**WHAT THIS TASK INVOLVES**
Every line from the start of the entries up to and including the one bearing "mfc=PINK, mec=PINK, zorder=4)" must be printed verbatim, without the pictures.

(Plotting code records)
--- Start ---
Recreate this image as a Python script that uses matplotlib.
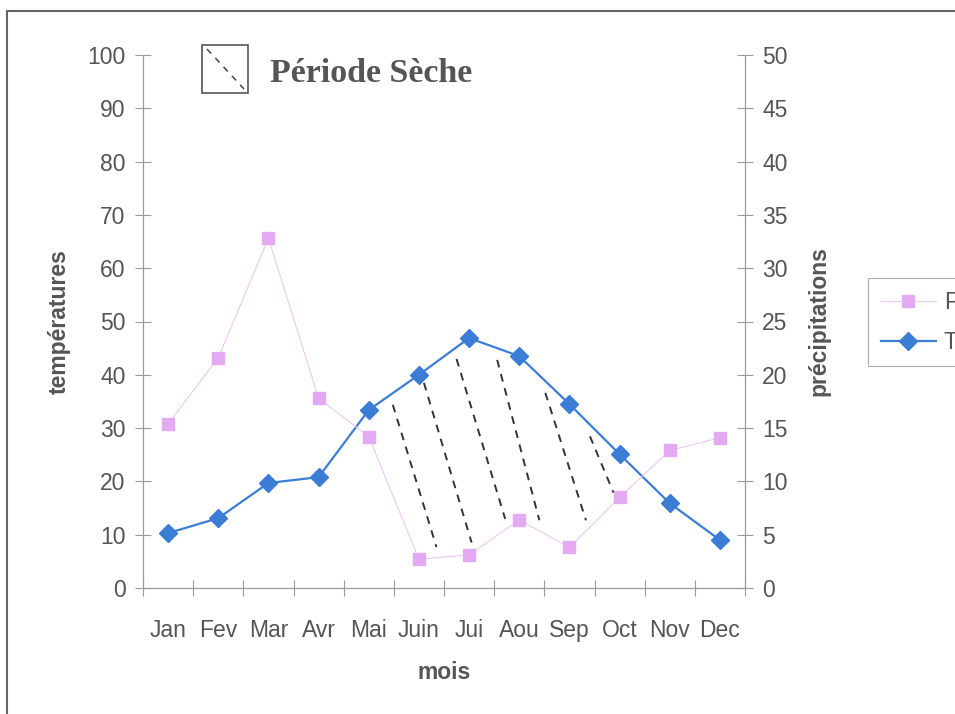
import matplotlib.pyplot as plt
import numpy as np
from matplotlib.patches import Rectangle
from matplotlib.lines import Line2D

months = ['Jan', 'Fev', 'Mar', 'Avr', 'Mai', 'Juin', 'Jui', 'Aou', 'Sep', 'Oct', 'Nov', 'Dec']
temp = [10.3, 13.1, 19.7, 20.8, 33.4, 40.0, 46.9, 43.5, 34.5, 25.1, 15.9, 9.0]
precip = [15.4, 21.6, 32.8, 17.8, 14.2, 2.7, 3.1, 6.4, 3.8, 8.5, 12.9, 14.1]

# dry period hatching: start / end position (month index) of each dashed stroke
hatch_start = [4.48, 5.10, 5.75, 6.56, 7.52, 8.41]
hatch_end = [5.35, 6.05, 6.72, 7.40, 8.33, 8.88]

GREY = '#555555'
AX = '#9a9a9a'
BLUE = '#3b7dd4'
PINK = '#e3a9f2'
FS = 16.5

plt.rcParams['font.family'] = ['Liberation Sans', 'DejaVu Sans']

fig = plt.figure(figsize=(9.55, 7.14), dpi=100)
ax = fig.add_axes([143 / 955, 1 - 588 / 714, 602 / 955, 533 / 714])
ax2 = ax.twinx()

x = np.arange(len(months))
ax.plot(x, temp, color=BLUE, lw=1.6, marker='D', ms=9.5, mfc=BLUE, mec=BLUE, zorder=5)
ax2.plot(x, precip, color='#ecc8f5', lw=0.8, marker='s', ms=8.5, mfc=PINK, mec=PINK, zorder=4)

# hatching between the two curves (precip drawn in temperature units: x2)
p_left = np.array(precip) * 2
for xs, xe in zip(hatch_start, hatch_end):
    ys = np.interp(xs, x, temp) - 2.2
    ye = np.interp(xe, x, p_left) + 2.0
    ax.plot([xs, xe], [ys, ye], color='#333333', lw=1.4, ls=(0, (4, 3.5)), zorder=3)

ax.set_xlim(-0.5, 11.5)
ax.set_ylim(0, 100)
ax2.set_ylim(0, 50)
ax.set_yticks(range(0, 101, 10))
ax2.set_yticks(range(0, 51, 5))
ax.set_xticks(x)
ax.set_xticklabels(months)
ax.set_xticks(np.arange(-0.5, 12, 1), minor=True)

for a in (ax, ax2):
    for s in a.spines.values():
        s.set_color(AX)
        s.set_linewidth(0.8)
    a.spines['top'].set_visible(False)
    a.tick_params(axis='y', direction='inout', length=11, width=0.8, color=AX,
                  labelsize=FS, labelcolor=GREY, pad=7)
ax.tick_params(axis='x', which='major', length=0, labelsize=FS, labelcolor=GREY, pad=22)
ax.tick_params(axis='x', which='minor', direction='inout', length=11, width=0.8, color=AX)

ax.set_ylabel('températures', fontsize=FS, fontweight='bold', color=GREY, labelpad=12)
ax2.set_ylabel('précipitations', fontsize=FS, fontweight='bold', color=GREY, labelpad=14)
ax.set_xlabel('mois', fontsize=FS, fontweight='bold', color=GREY, labelpad=14)

# "Période Sèche" key in top left
fig.patches.append(Rectangle((202 / 955, 1 - 93 / 714), 46 / 955, 48 / 714,
                             transform=fig.transFigure, fill=False, ec='#555555', lw=1.2))
fig.lines.append(Line2D([207 / 955, 244 / 955], [1 - 49 / 714, 1 - 89 / 714],
                        transform=fig.transFigure, color='#444444', lw=1.1, ls=(0, (4, 4))))
fig.text(270 / 955, 1 - 73 / 714, 'Période Sèche', family='Liberation Serif', fontweight='bold',
         fontsize=24.5, color=GREY, va='center', ha='left')

# series legend, partly cut by the right edge
handles = [Line2D([], [], color='#ecc8f5', lw=0.8, marker='s', ms=8.5, mfc=PINK, mec=PINK),
           Line2D([], [], color=BLUE, lw=1.6, marker='D', ms=9.5, mfc=BLUE, mec=BLUE)]
leg = fig.legend(handles, ['Précipitations', 'Températures'], loc='upper left',
                 bbox_to_anchor=(868 / 955, 1 - 278 / 714), fontsize=FS, frameon=True,
                 fancybox=False, edgecolor=AX, handlelength=2.4, labelspacing=0.75,
                 borderpad=0.55, handletextpad=0.35, borderaxespad=0)
leg.get_frame().set_linewidth(0.8)
for t in leg.get_texts():
    t.set_color(GREY)

# outer frame
fig.patches.append(Rectangle((7 / 955, -0.05), 1.1, 1 - 11 / 714 + 0.05,
                             transform=fig.transFigure, fill=False, ec='#666666', lw=1.5))

fig.savefig('out.png', dpi=100, facecolor='white')
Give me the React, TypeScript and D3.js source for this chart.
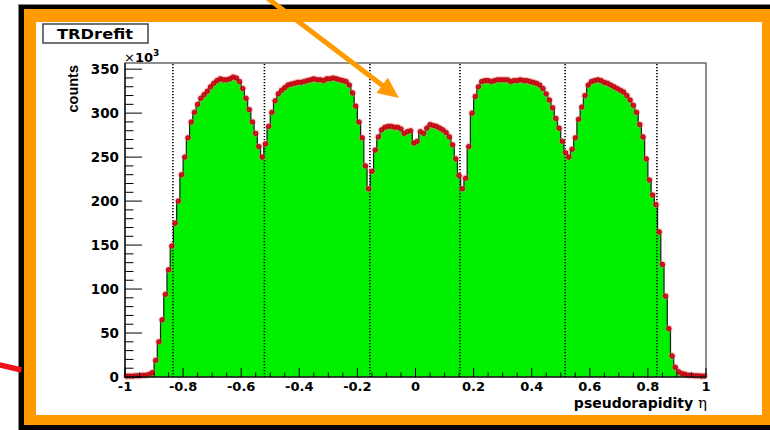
import React from 'react';
import * as d3 from 'd3';

// Histogram of pseudorapidity eta, 180 bins from -1 to 1, counts in thousands (x10^3)
const etaMin = -1;
const etaMax = 1;
const countsK = [
  1, 1, 1, 1.5, 1.5, 2, 2, 3, 5, 19,
  40, 65, 94, 122, 149, 175, 200, 230, 250, 272,
  290, 301, 310, 317, 321, 325, 330, 334, 337, 339,
  338, 338, 339, 341, 340, 336, 328, 317, 304, 290,
  277, 262, 250, 265, 285, 301, 314, 322, 326, 329,
  332, 333, 334, 335, 335, 336, 337, 338, 339, 338,
  338, 337, 339, 339, 340, 339, 338, 337, 336, 332,
  323, 308, 290, 272, 240, 214, 234, 258, 273, 281,
  284, 285, 285, 284, 284, 282, 277, 279, 280, 266,
  268, 279, 277, 283, 287, 286, 285, 283, 281, 278,
  273, 264, 248, 229, 214, 226, 262, 300, 319, 330,
  336, 337, 337, 336, 337, 338, 338, 338, 338, 336,
  337, 337, 338, 337, 337, 336, 335, 334, 332, 328,
  322, 315, 306, 294, 283, 268, 255, 250, 259, 272,
  293, 307, 320, 332, 336, 337, 338, 337, 335, 334,
  332, 330, 328, 326, 324, 320, 315, 309, 301, 287,
  273, 248, 224, 207, 196, 165, 128, 92, 55, 24,
  11, 6, 4, 3, 2, 2, 1.5, 1.5, 1, 1,
];
const xTickValues = [-1, -0.8, -0.6, -0.4, -0.2, 0, 0.2, 0.4, 0.6, 0.8, 1];
const xTickLabels = ['-1', '-0.8', '-0.6', '-0.4', '-0.2', '0', '0.2', '0.4', '0.6', '0.8', '1'];
const yTickValues = [0, 50, 100, 150, 200, 250, 300, 350];
const yTickLabels = ['0', '50', '100', '150', '200', '250', '300', '350'];
const boundaryEta = [-0.835, -0.52, -0.157, 0.153, 0.515, 0.831];
const histTitle = 'TRDrefit';
const xTitle = 'pseudorapidity ';
const yTitle = 'counts';

const ORANGE = '#ff9a00';
const GREEN = '#00f000';
const FONT = '"DejaVu Sans", "Liberation Sans", sans-serif';

export default function App() {
  const W = 770;
  const H = 430;
  const x = d3.scaleLinear().domain([etaMin, etaMax]).range([125, 706]);
  const y = d3.scaleLinear().domain([0, 357]).range([377, 63]);
  const nb = countsK.length;
  const bw = (etaMax - etaMin) / nb;
  const pts: [number, number][] = countsK.map((v, i) => [etaMin + i * bw, v]);
  pts.push([etaMax, countsK[nb - 1]]);

  const area = d3
    .area<[number, number]>()
    .x((d) => x(d[0]))
    .y0(y(0))
    .y1((d) => y(d[1]))
    .curve(d3.curveStepAfter);
  const line = d3
    .line<[number, number]>()
    .x((d) => x(d[0]))
    .y((d) => y(d[1]))
    .curve(d3.curveStepAfter);

  const minorX = d3.range(etaMin, etaMax + 1e-9, 0.05);
  const minorY = d3.range(0, 357, 10);

  // arrow geometry
  const tip = [399, 98];
  const ux = 0.8, uy = 0.6;
  const headL = 21, headW = 9.5;
  const bx = tip[0] - headL * ux, by = tip[1] - headL * uy;

  return (
    <svg
      width={W}
      height={H}
      viewBox={`0 0 ${W} ${H}`}
      style={{ position: 'absolute', left: 0, top: 0, display: 'block', background: '#fff' }}
    >
      {/* frame */}
      <rect x={18} y={4} width={W} height={H} fill="#000" />
      <line x1={18.5} y1={4} x2={18.5} y2={H} stroke="#888" strokeWidth={1} />
      <line x1={18} y1={4.5} x2={W} y2={4.5} stroke="#888" strokeWidth={1} />
      <rect x={24} y={9} width={W - 24} height={425 - 9} fill={ORANGE} />
      <rect x={36} y={22} width={762 - 36} height={415 - 22} fill="#fff" />

      {/* histogram fill */}
      <path d={area(pts) || ''} fill={GREEN} stroke="none" />

      {/* dotted boundaries */}
      {boundaryEta.map((b, i) => (
        <line
          key={'b' + i}
          x1={x(b)}
          x2={x(b)}
          y1={64}
          y2={377}
          stroke="#000"
          strokeWidth={1.6}
          strokeDasharray="1.3 1.7"
        />
      ))}

      {/* outline */}
      <path d={line(pts) || ''} fill="none" stroke="#1a1a1a" strokeWidth={1.2} />

      {/* markers */}
      {countsK.map((v, i) => (
        <circle
          key={'h' + i}
          cx={x(etaMin + (i + 0.5) * bw)}
          cy={y(v)}
          r={3.8}
          fill="#ff8080"
          opacity={0.35}
        />
      ))}
      {countsK.map((v, i) => (
        <circle
          key={'m' + i}
          cx={x(etaMin + (i + 0.5) * bw)}
          cy={y(v)}
          r={2.3}
          fill="#dc101a"
          stroke="#8a0008"
          strokeWidth={0.6}
        />
      ))}

      {/* plot frame */}
      <rect x={125} y={63} width={581} height={314} fill="none" stroke="#444" strokeWidth={1.2} />
      <line x1={125} y1={63} x2={125} y2={377.5} stroke="#000" strokeWidth={1.2} />
      <line x1={125} y1={377} x2={706} y2={377} stroke="#000" strokeWidth={1.2} />

      {/* y ticks */}
      {minorY.map((v, i) => (
        <line
          key={'ym' + i}
          x1={125}
          x2={125 + (v % 50 === 0 ? 17 : 8.5)}
          y1={y(v)}
          y2={y(v)}
          stroke="#000"
          strokeWidth={1}
        />
      ))}
      {yTickValues.map((v, i) => (
        <text
          key={'yl' + i}
          x={119}
          y={y(v) + 5}
          textAnchor="end"
          fontFamily={FONT}
          fontWeight="bold"
          fontSize={13.5}
          fill="#000"
        >
          {yTickLabels[i]}
        </text>
      ))}

      {/* x ticks */}
      {minorX.map((v, i) => {
        const major = Math.abs(Math.round(v * 5) - v * 5) < 1e-6;
        return (
          <line
            key={'xm' + i}
            x1={x(v)}
            x2={x(v)}
            y1={377}
            y2={377 - (major ? 9 : 4.5)}
            stroke="#000"
            strokeWidth={1}
          />
        );
      })}
      {xTickValues.map((v, i) => (
        <text
          key={'xl' + i}
          x={x(v)}
          y={391}
          textAnchor="middle"
          fontFamily={FONT}
          fontWeight="bold"
          fontSize={13}
          fill="#000"
        >
          {xTickLabels[i]}
        </text>
      ))}

      {/* x axis title */}
      <text x={707} y={408} textAnchor="end" fontFamily={FONT} fontWeight="bold" fontSize={14} fill="#000">
        {xTitle}
        <tspan fontFamily='"DejaVu Serif", "Liberation Serif", serif' fontWeight="normal" fontSize={15}>
          η
        </tspan>
      </text>

      {/* y axis title */}
      <text
        transform="translate(78,65) rotate(-90)"
        textAnchor="end"
        fontFamily='"Liberation Sans", Arial, sans-serif'
        fontWeight="bold"
        fontSize={14.5}
        fill="#000"
      >
        {yTitle}
      </text>

      {/* x10^3 */}
      <text x={124} y={62} fontFamily={FONT} fontSize={13} fill="#000">
        <tspan fontWeight="normal">×</tspan>
        <tspan fontWeight="bold">10</tspan>
        <tspan fontWeight="bold" fontSize={9} dy={-6}>
          3
        </tspan>
      </text>

      {/* title box */}
      <rect x={43} y={24} width={105} height={19} fill="#fff" stroke="#444" strokeWidth={1.5} />
      <text
        x={57}
        y={39}
        fontFamily={FONT}
        fontWeight="bold"
        fontSize={14.5}
        textLength={76}
        lengthAdjust="spacingAndGlyphs"
        fill="#000"
      >
        {histTitle}
      </text>

      {/* orange annotation arrow */}
      <line x1={266} y1={-3} x2={bx + 2 * ux} y2={by + 2 * uy} stroke={ORANGE} strokeWidth={5} />
      <polygon
        points={`${tip[0]},${tip[1]} ${bx - headW * uy},${by + headW * ux} ${bx + headW * uy},${by - headW * ux}`}
        fill={ORANGE}
      />

      {/* red annotation line at left */}
      <line x1={-2} y1={364.5} x2={21.5} y2={370} stroke="#f0101a" strokeWidth={5.5} />
    </svg>
  );
}
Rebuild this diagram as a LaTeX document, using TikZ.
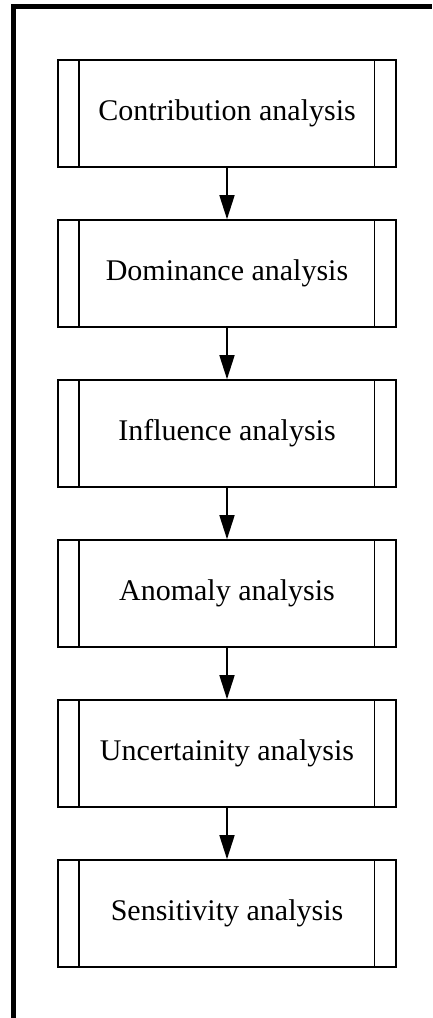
\documentclass[tikz,border=0pt]{standalone}
\usepackage{fontspec}
\setmainfont{Liberation Serif}
\usetikzlibrary{arrows.meta}
\tikzset{
  procbox/.style={draw, line width=1.6pt, rectangle, minimum width=338pt, minimum height=107pt,
    inner sep=0pt, font=\fontsize{30}{34}\selectfont,
    path picture={
      \draw[line width=1.6pt] ([xshift=21pt]path picture bounding box.north west) -- ([xshift=21pt]path picture bounding box.south west);
      \draw[line width=1.6pt] ([xshift=-21.5pt]path picture bounding box.north east) -- ([xshift=-21.5pt]path picture bounding box.south east);
    }},
  flow/.style={line width=1.6pt, -{Triangle[length=24pt, width=15pt]}},
  frame/.style={line width=5pt}
}
\begin{document}
\begin{tikzpicture}[x=1pt, y=-1pt]
  \useasboundingbox (0,0) rectangle (432,1018);
  % outer frame: top and left edges
  \coordinate (fbl) at (13.5,1018);
  \coordinate (ftl) at (13.5,6.5);
  \coordinate (ftr) at (432,6.5);
  \draw[frame] (fbl) -- (ftl) -- (ftr);
  % analysis steps
  \node[procbox] (contrib) at (227,113.5) {Contribution analysis};
  \node[procbox] (domin)   at (227,273.5) {Dominance analysis};
  \node[procbox] (influ)   at (227,433.5) {Influence analysis};
  \node[procbox] (anom)    at (227,593.5) {Anomaly analysis};
  \node[procbox] (uncert)  at (227,753.5) {Uncertainity analysis};
  \node[procbox] (sens)    at (227,913.5) {Sensitivity analysis};
  % connectors
  \draw[flow] (contrib) -- (domin);
  \draw[flow] (domin) -- (influ);
  \draw[flow] (influ) -- (anom);
  \draw[flow] (anom) -- (uncert);
  \draw[flow] (uncert) -- (sens);
\end{tikzpicture}
\end{document}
--- End ---
**CORRECT ANSWER**
Recreate this image as a Python script that uses matplotlib.
import matplotlib.pyplot as plt
import numpy as np
from matplotlib.patches import Rectangle
from matplotlib.lines import Line2D

months = ['Jan', 'Fev', 'Mar', 'Avr', 'Mai', 'Juin', 'Jui', 'Aou', 'Sep', 'Oct', 'Nov', 'Dec']
temp = [10.3, 13.1, 19.7, 20.8, 33.4, 40.0, 46.9, 43.5, 34.5, 25.1, 15.9, 9.0]
precip = [15.4, 21.6, 32.8, 17.8, 14.2, 2.7, 3.1, 6.4, 3.8, 8.5, 12.9, 14.1]

# dry period hatching: start / end position (month index) of each dashed stroke
hatch_start = [4.48, 5.10, 5.75, 6.56, 7.52, 8.41]
hatch_end = [5.35, 6.05, 6.72, 7.40, 8.33, 8.88]

GREY = '#555555'
AX = '#9a9a9a'
BLUE = '#3b7dd4'
PINK = '#e3a9f2'
FS = 16.5

plt.rcParams['font.family'] = ['Liberation Sans', 'DejaVu Sans']

fig = plt.figure(figsize=(9.55, 7.14), dpi=100)
ax = fig.add_axes([143 / 955, 1 - 588 / 714, 602 / 955, 533 / 714])
ax2 = ax.twinx()

x = np.arange(len(months))
ax.plot(x, temp, color=BLUE, lw=1.6, marker='D', ms=9.5, mfc=BLUE, mec=BLUE, zorder=5)
ax2.plot(x, precip, color='#ecc8f5', lw=0.8, marker='s', ms=8.5, mfc=PINK, mec=PINK, zorder=4)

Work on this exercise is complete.